You show your CD collection to a friend. She mentions that a certain CD is her favorite. You say, “If you like that, you ought to hear this. . . . ”
It’s the same when you’re writing a post, and you realize what you’re saying ties neatly with something you wrote last week, last month, or last year. You have to link to it. Your readers deserve to hear about it.
The Value of Intra-Links
Internal links or intra-links have three key values.
- They offer readers more content on a subject they’re interested in.
- They increase your page views when readers follow them.
- When you use well-thought descriptive anchor text, they help search engines interpret the content of your blog.
Well-Thought Descriptive Anchor Text
Am I choosing for myself or for my readers? A random survey that I did shows that just about everyone could be better at anchor test. Text that says click here or this is not choosing for readers, nor is it well-thought, descriptive anchor text.
Well-thought anchor text states where the link goes so that when readers arrive, they’ll know they’re in the right place. The strongest anchor text uses keywords to show the relationship between this page and the next. The anchor text lets the reader and the search engine see the content connection–the relevancy–between the two documents.

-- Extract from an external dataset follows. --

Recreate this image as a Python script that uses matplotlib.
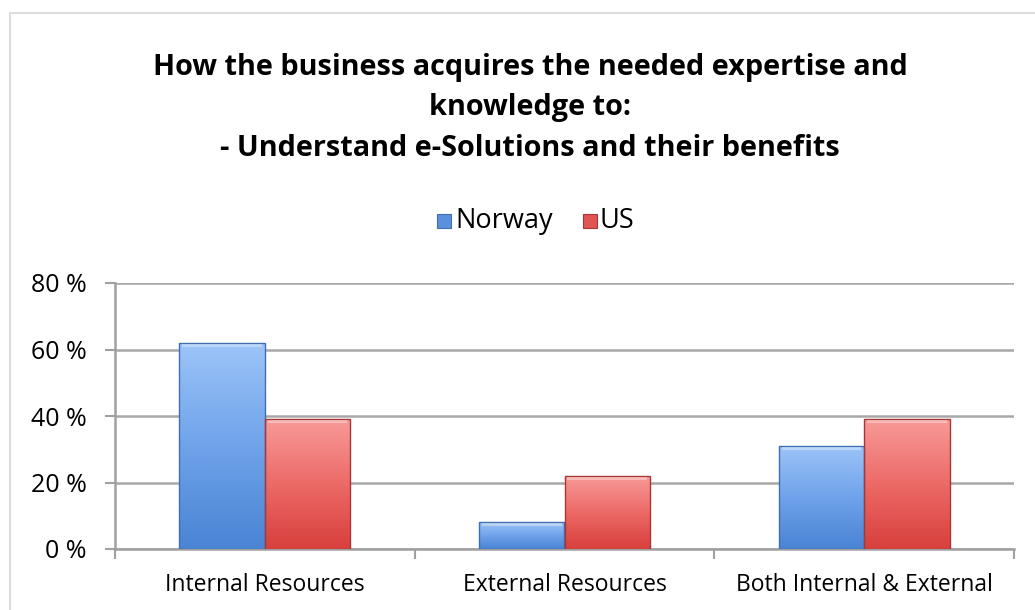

Well-thought linking adds structure and context to how people and search engines see your blog.
Example 1: See my earlier post called “Think Before You Link,” which also talks about thinking through your link choices.
Example 2: You might also be interested in reading about using intra-links as blog promotion tools.
Intra-links draw readers further into your blog the same way they draw in search engine spiders. Readers become more involved and more a part of your blog with each link they follow. The involvement leads to a comfort-zone, a sense of belonging.
Who doesn’t want to look, when a friend says you have to see this?